Welcome back to week ten of Monday Magic: COVID Edition. It has been 114 days since my last summoning, to which I actually had to start doing the math on recently to keep accurate. While a number of weeks back I could remember precise details about my last outing, who it was with, the decks played, and so on, at this point – in this climate – I’ve now reached a point where I mostly just remember the date. Mostly. The minute details which made it memorable have been superseded, suppressed, or replaced by other more pressing matters that have claimed my time and focus. Yet even with all that obfuscation, my continued lament isn’t over the specific session itself, but instead my inability to see people and play a game that has been such a staple part of my tabletop experience over many years.
The reasons that have curtailed our ability to congregate are transparent and don’t really need to be expanded upon. We all know that the pandemic stinks for so many different reasons, and although social interaction is an important part of our daily lives, writing about not being able to play my slightly tweaked Ramses Overdark deck is pretty trivial to say the least.
Of course, that also means that I haven’t been paying rapt attention to the game as much as I normally do. Ikoria largely came and went for me. I didn’t even know M21 was already spoiled. I found out about Wizard of the Coast’s decision to ban images of its most problematic cart art not from my curated tabletop news feeds but accidentally – via Twitter of all places.
As a result, I haven’t been doing my more topical articles. Instead, I’ve been spending the last ten weeks highlighting cards that I’ve personally wanted to put into an EDH deck but haven’t had the opportunity to yet for one reason or another, rather than my normal curation approach.
And for this week, I want to talk about a relatively new card with a very old-school (and contentious) tactic.
Today we have: Fall of the Thran
Name: Fall of the Thran
Edition: Dominaria
Rarity: Rare
Focus: Land Destruction
Highlights: Look, I get it: mass land destruction is not a particularly beloved mechanic, especially in longer settings like Commander. Depending on the pacing, the number of players, and the deck styles themselves, it can easily take a half hour or longer before your deck even has the requisite mana to start doing anything meaningful. Longer still to start pulling off flashier moves. Commander has a reputation for ‘Battlecruiser Magic’, which is only possible once you’ve accumulated the resources needed to pull it off. And so it can be incredibly, incredibly demoralizing for someone to come along and upend all of that with a single card.
Unless it’s followed by immediately knocking people out of the game, most of the time all a mass land destruction card gets is a lot of grumbling and eye rolls.
The one exception to those reactions, however, is usually the person who is furthest back in mana generation. After all, it’s one thing to be the person sitting with 10 land and can play your deck however you’d like. It’s another to be the person still at 5 simply trying to keep up, let along trying to stop them. For the person worst off, land destruction is a divisive but effective approach to evening the playing field.

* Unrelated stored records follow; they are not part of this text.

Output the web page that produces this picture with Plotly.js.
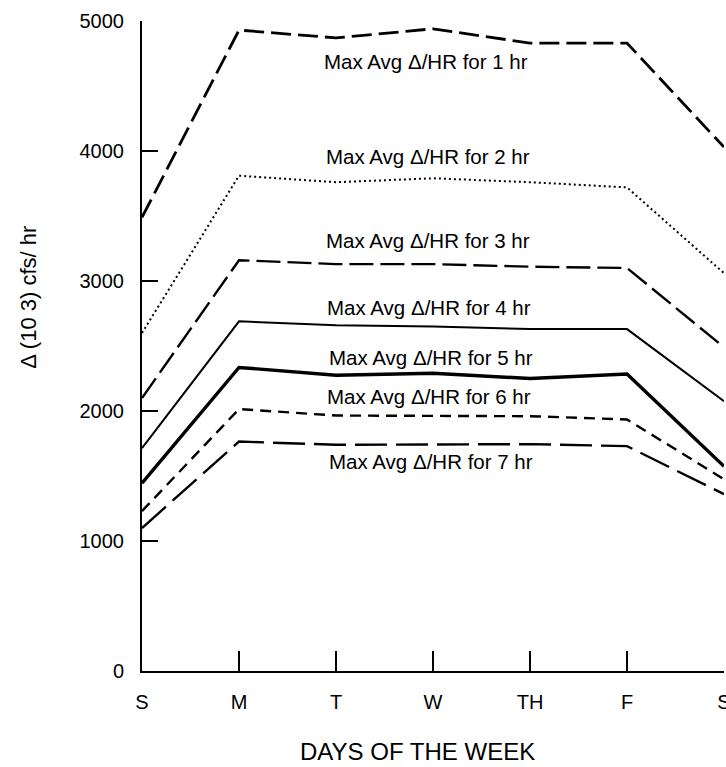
<!DOCTYPE html>
<html><head><meta charset="utf-8">
<script src="https://cdn.plot.ly/plotly-3.0.1.min.js"></script>
<style>html,body{margin:0;padding:0;background:#fff}#chart{width:726px;height:767px}</style>
</head><body><div id="chart"></div>
<script>
// ---- data ----
const dayPos = [0, 1, 2, 3, 4, 5, 6];
const dayLabels = ['S', 'M', 'T', 'W', 'TH', 'F', 'S'];
const hr1 = [3490, 4930, 4870, 4940, 4830, 4830, 4030];
const hr2 = [2600, 3810, 3760, 3790, 3760, 3720, 3060];
const hr3 = [2100, 3160, 3130, 3130, 3110, 3100, 2490];
const hr4 = [1715, 2690, 2660, 2650, 2630, 2630, 2075];
const hr5 = [1445, 2335, 2275, 2290, 2250, 2285, 1575];
const hr6 = [1230, 2015, 1965, 1960, 1960, 1935, 1475];
const hr7 = [1100, 1765, 1740, 1740, 1745, 1730, 1360];
const seriesNames = ['Max Avg Δ/HR for 1 hr', 'Max Avg Δ/HR for 2 hr', 'Max Avg Δ/HR for 3 hr',
  'Max Avg Δ/HR for 4 hr', 'Max Avg Δ/HR for 5 hr', 'Max Avg Δ/HR for 6 hr', 'Max Avg Δ/HR for 7 hr'];
const yTickVals = [0, 1000, 2000, 3000, 4000, 5000];

// ---- styles / positions ----
const series = [hr1, hr2, hr3, hr4, hr5, hr6, hr7];
const lineStyles = [
  {width: 2.8, dash: '20px,7px'},
  {width: 2, dash: '2px,3px'},
  {width: 2.4, dash: '24px,7px'},
  {width: 2, dash: 'solid'},
  {width: 3.4, dash: 'solid'},
  {width: 2.4, dash: '11px,7px'},
  {width: 2.4, dash: '32px,9px'}
];
const labelPos = [[2.93, 4685], [2.95, 3955], [2.95, 3310], [2.96, 2800], [2.98, 2415], [2.96, 2108], [2.98, 1608]];

const traces = series.map((vals, i) => ({
  x: dayPos, y: vals, type: 'scatter', mode: 'lines', name: seriesNames[i],
  line: {color: '#000', width: lineStyles[i].width, dash: lineStyles[i].dash},
  hoverinfo: 'x+y+name'
}));

const font = 'Liberation Sans, Arial, Helvetica, sans-serif';
const annotations = seriesNames.map((t, i) => ({
  x: labelPos[i][0], y: labelPos[i][1], xref: 'x', yref: 'y', text: t, showarrow: false,
  font: {family: font, size: 20.5, color: '#000'}, xanchor: 'center', yanchor: 'middle'
}));
annotations.push({
  x: 0.474, y: -0.1477, xref: 'paper', yref: 'paper', text: 'DAYS OF THE WEEK', showarrow: false,
  font: {family: font, size: 24, color: '#000'}, xanchor: 'center', yanchor: 'bottom'
});
annotations.push({
  x: -0.195, y: 0.575, xref: 'paper', yref: 'paper', text: 'Δ (10 3) cfs/ hr', showarrow: false,
  textangle: -90, font: {family: font, size: 22, color: '#000'}, xanchor: 'center', yanchor: 'middle'
});

const layout = {
  width: 726, height: 767,
  margin: {l: 142, r: 2, t: 21, b: 96},
  paper_bgcolor: '#fff', plot_bgcolor: '#fff',
  showlegend: false,
  font: {family: font, color: '#000'},
  xaxis: {
    range: [0, 6], tickvals: dayPos, ticktext: dayLabels,
    ticks: 'inside', ticklen: 20, tickwidth: 1.5, tickcolor: '#000',
    showline: true, linecolor: '#000', linewidth: 2, showgrid: false, zeroline: false,
    tickfont: {family: font, size: 20, color: '#000'}, ticklabelstandoff: 12,
    ticklabeloverflow: 'allow'
  },
  yaxis: {
    range: [0, 5000], tickvals: yTickVals,
    ticks: 'inside', ticklen: 16, tickwidth: 1.5, tickcolor: '#000',
    showline: true, linecolor: '#000', linewidth: 2, showgrid: false, zeroline: false,
    tickfont: {family: font, size: 20, color: '#000'}, ticklabelstandoff: 12
  },
  annotations: annotations
};

Plotly.newPlot('chart', traces, layout, {displayModeBar: false, staticPlot: true});
</script>
</body></html>
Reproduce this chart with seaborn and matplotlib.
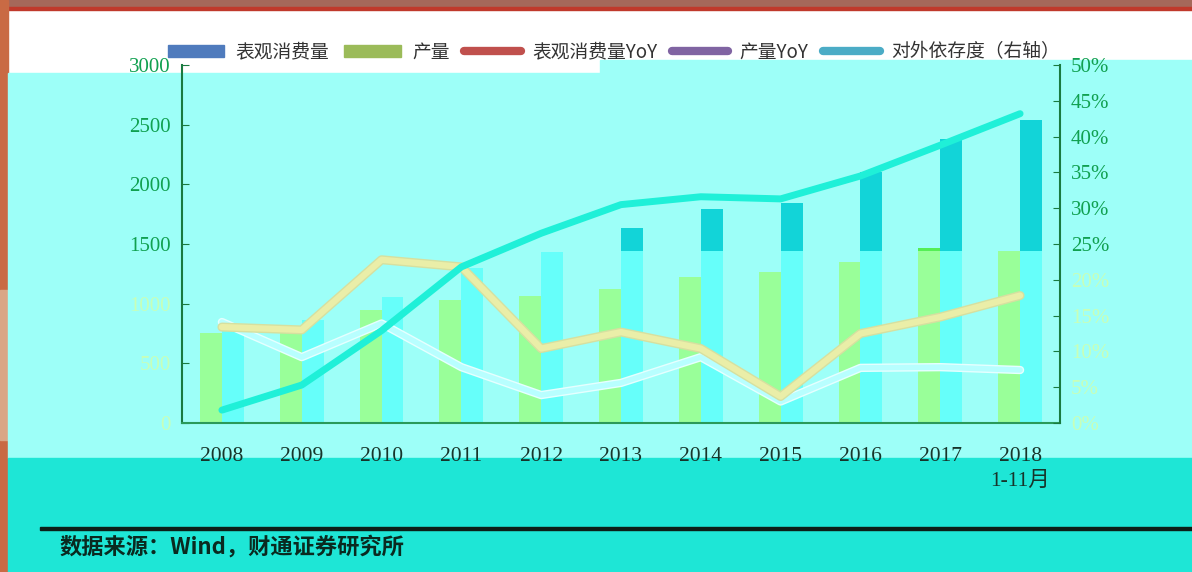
# ==============================
# 表观消费量 / 产量 / 对外依存度 chart
# ==============================

import numpy as np
import pandas as pd
import matplotlib
matplotlib.use("Agg")
import matplotlib.pyplot as plt
import seaborn as sns
from matplotlib.patches import Rectangle, Patch
from matplotlib.lines import Line2D
import matplotlib.patheffects as pe

# ------------------------------
# Data
# ------------------------------
years = ["2008", "2009", "2010", "2011", "2012", "2013", "2014",
         "2015", "2016", "2017", "2018\n1-11月"]
consumption = [780, 864, 1060, 1300, 1437, 1632, 1790, 1846, 2100, 2378, 2538]
production = [755, 770, 948, 1032, 1065, 1120, 1222, 1264, 1352, 1470, 1443]
consumption_yoy = [13.4, 13.0, 22.8, 21.8, 10.4, 12.7, 10.4, 3.7, 12.5, 14.8, 17.8]
production_yoy = [14.1, 9.2, 13.9, 7.8, 3.9, 5.6, 9.2, 3.0, 7.7, 7.8, 7.4]
dependence = [1.8, 5.3, 12.9, 21.8, 26.5, 30.5, 31.6, 31.3, 34.5, 38.8, 43.2]

legend_labels = ["表观消费量", "产量", "表观消费量YoY", "产量YoY", "对外依存度（右轴）"]
left_ticks = [0, 500, 1000, 1500, 2000, 2500, 3000]
right_ticks = [0, 5, 10, 15, 20, 25, 30, 35, 40, 45, 50]
source_text = "数据来源：Wind，财通证券研究所"

bars = pd.DataFrame({
    "year": years * 2,
    "value": production + consumption,
    "series": ["产量"] * len(years) + ["表观消费量"] * len(years),
})
x = np.arange(len(years))

# ------------------------------
# Figure & background
# ------------------------------
sns.set_style("white")
plt.rcParams["font.family"] = ["Liberation Serif", "Noto Sans CJK SC", "DejaVu Sans"]

W, H = 1192, 572
fig = plt.figure(figsize=(W / 100, H / 100), dpi=100)
fig.patch.set_facecolor("white")


def px_rect(x0, y0, x1, y1, color):
    fig.patches.append(Rectangle((x0 / W, 1 - y1 / H), (x1 - x0) / W, (y1 - y0) / H,
                                 transform=fig.transFigure, color=color, zorder=-10))


px_rect(0, 0, W, 7, "#a5685a")
px_rect(0, 7, W, 10, "#c0392b")
px_rect(0, 0, 8, H, "#c96a44")
px_rect(0, 290, 8, 440, "#d9a686")
px_rect(8, 73, 600, 458, "#9dfff8")
px_rect(600, 60, W, 458, "#9dfff8")
px_rect(8, 458, W, H, "#1ee6d6")
px_rect(40, 527, W, 530, "#0c1f18")

ax = fig.add_axes([182 / W, 1 - 423 / H, 878 / W, 358 / H])
ax.set_facecolor("none")

# bars: darker pass, then lighter pass clipped below the glitch level
sns.barplot(data=bars, x="year", y="value", hue="series", hue_order=["产量", "表观消费量"],
            palette={"产量": "#55ee55", "表观消费量": "#12d4d8"},
            width=0.55, gap=0, saturation=1, linewidth=0, legend=False, ax=ax)
n_first = len(ax.patches)
sns.barplot(data=bars, x="year", y="value", hue="series", hue_order=["产量", "表观消费量"],
            palette={"产量": "#99ff99", "表观消费量": "#66fffa"},
            width=0.55, gap=0, saturation=1, linewidth=0, legend=False, ax=ax)
clip = Rectangle((-1, 0), 20, 1443, transform=ax.transData)
for p in ax.patches[n_first:]:
    p.set_clip_path(clip)

ax.set_xlim(-0.5, len(years) - 0.5)
ax.set_ylim(0, 3000)
ax.set_yticks(left_ticks)
ax.set_xlabel("")
ax.set_ylabel("")
ax.set_xticks(x)
ax.set_xticklabels(years, fontsize=15.5, color="#17342a", linespacing=1.45)
ax.set_xticks(x[:-1] + 0.5, minor=True)
ax.tick_params(axis="x", which="major", length=0, pad=17)
ax.tick_params(axis="x", which="minor", length=5, direction="in", color="#2a8a4a")
ax.tick_params(axis="y", length=5, direction="in", color="#1a7a40", labelsize=15, pad=8)
for lbl, v in zip(ax.get_yticklabels(), left_ticks):
    lbl.set_color("#10a050" if v >= 1500 else "#c8ffb8")
for s in ["top", "right"]:
    ax.spines[s].set_visible(False)
ax.spines["left"].set_color("#1a7a40")
ax.spines["bottom"].set_color("#2a9a5a")
ax.spines["left"].set_linewidth(1.5)
ax.spines["bottom"].set_linewidth(1.5)

# ------------------------------
# Lines on right axis
# ------------------------------
ax2 = ax.twinx()
sns.lineplot(x=x, y=production_yoy, color="#b8ffff", lw=4, ax=ax2,
             path_effects=[pe.Stroke(linewidth=6, foreground="#e6ffff"), pe.Normal()])
sns.lineplot(x=x, y=consumption_yoy, color="#eaeea8", lw=4.5, ax=ax2,
             path_effects=[pe.Stroke(linewidth=6.5, foreground="#d6e0a0"), pe.Normal()])
sns.lineplot(x=x, y=dependence, color="#1ff0d8", lw=5, ax=ax2)
ax2.set_ylim(0, 50)
ax2.set_yticks(right_ticks)
ax2.set_yticklabels([f"{v}%" for v in right_ticks])
ax2.tick_params(axis="y", length=5, direction="in", color="#1a7a40", labelsize=15, pad=8)
for lbl, v in zip(ax2.get_yticklabels(), right_ticks):
    lbl.set_color("#10a050" if v >= 25 else "#c8ffb8")
for s in ["top", "left", "bottom"]:
    ax2.spines[s].set_visible(False)
ax2.spines["right"].set_color("#1a7a40")
ax2.spines["right"].set_linewidth(1.5)

# ------------------------------
# Legend & source
# ------------------------------
handles = [
    Patch(color="#4f7bbd"),
    Patch(color="#9bbb59"),
    Line2D([], [], color="#c0504d", lw=6, solid_capstyle="round"),
    Line2D([], [], color="#8064a2", lw=6, solid_capstyle="round"),
    Line2D([], [], color="#4bacc6", lw=6, solid_capstyle="round"),
]
fig.legend(handles, legend_labels, loc="center", bbox_to_anchor=(0.515, 1 - 52 / H),
           ncol=5, frameon=False, handlelength=3.0, handleheight=0.6, columnspacing=0.8,
           handletextpad=0.6, prop={"family": ["Noto Sans CJK SC"], "size": 13.5},
           labelcolor="#333333")

fig.text(60 / W, 1 - 547 / H, source_text, fontsize=16, fontweight="bold",
         family=["Noto Sans CJK SC"], color="#0a2a20", va="center")

fig.savefig("out.png", dpi=100)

I’ve written about this conundrum before while professing that my personal all-time favorite card to even the scales in this manner – bringing parity back to a multiplayer game if someone is starting to massively out-produce everyone – is Balance. Buuuuut it’s banned for being, well, unbalanced. Which I don’t dispute. It’s way too cost efficient for its effect. But my adoration of Balance is less with it being super cheap to use and more about how worthwhile it can be to keep the game competitive and fun without having someone sitting there anguishing over just being able to play their deck. Which is why I’ve recommended the slightly more fair Balancing Act – though it targets all permanents, not just land and creatures.
Fall of the Thran is in that same vein, with a couple key differences. In this case, it is a six mana saga enchantment that, upon entering the battlefield, destroys all lands. Super simple, super punishing. Unlike Balancing Act, in which players could opt to keep something out other than land, Fall of the Thran offers no such wiggle room. Unless you have alternate mana generation, this Armageddon-style throwback instantly hits pause on everyone’s mana base.
Pause being the key word.
Because while one can make the argument for just destroying all land and being done with it, it’s typically not the ideal option for anyone. Which is why this card is so intriguing. For it states that over your next two turns, every player puts two land back onto the battlefield. Which means that although the initial effect is debilitating to say the least, over the course of 2.5 turns the practical result will be that everyone only sacrifices down to four land while briefly taking the tempo of the game down a notch, which is much more palatable (if still probably frustrating).
Moreover, despite being an enchantment, it’s very likely that once on the battlefield people will leave it alone to run its course. For one, they may not be able to do anything to it. But few would want to actually stop it from getting those lands back – giving it an interesting self-preservation layer.
Is Fall of the Thran going to be universally loved? No. Cards like this usually aren’t. Yet this flavorful iteration of bringing people down to a lowest common denominator is potent without being arbitrarily punitive…
…unless you’re the person sitting there with the most land. But since that’s almost never me, I somehow don’t feel bad about it.
Keep an eye out for us to be regularly featuring other more accessible-but-worth-it Commander cards going forward. In the meantime, we’ll keep the light on for you.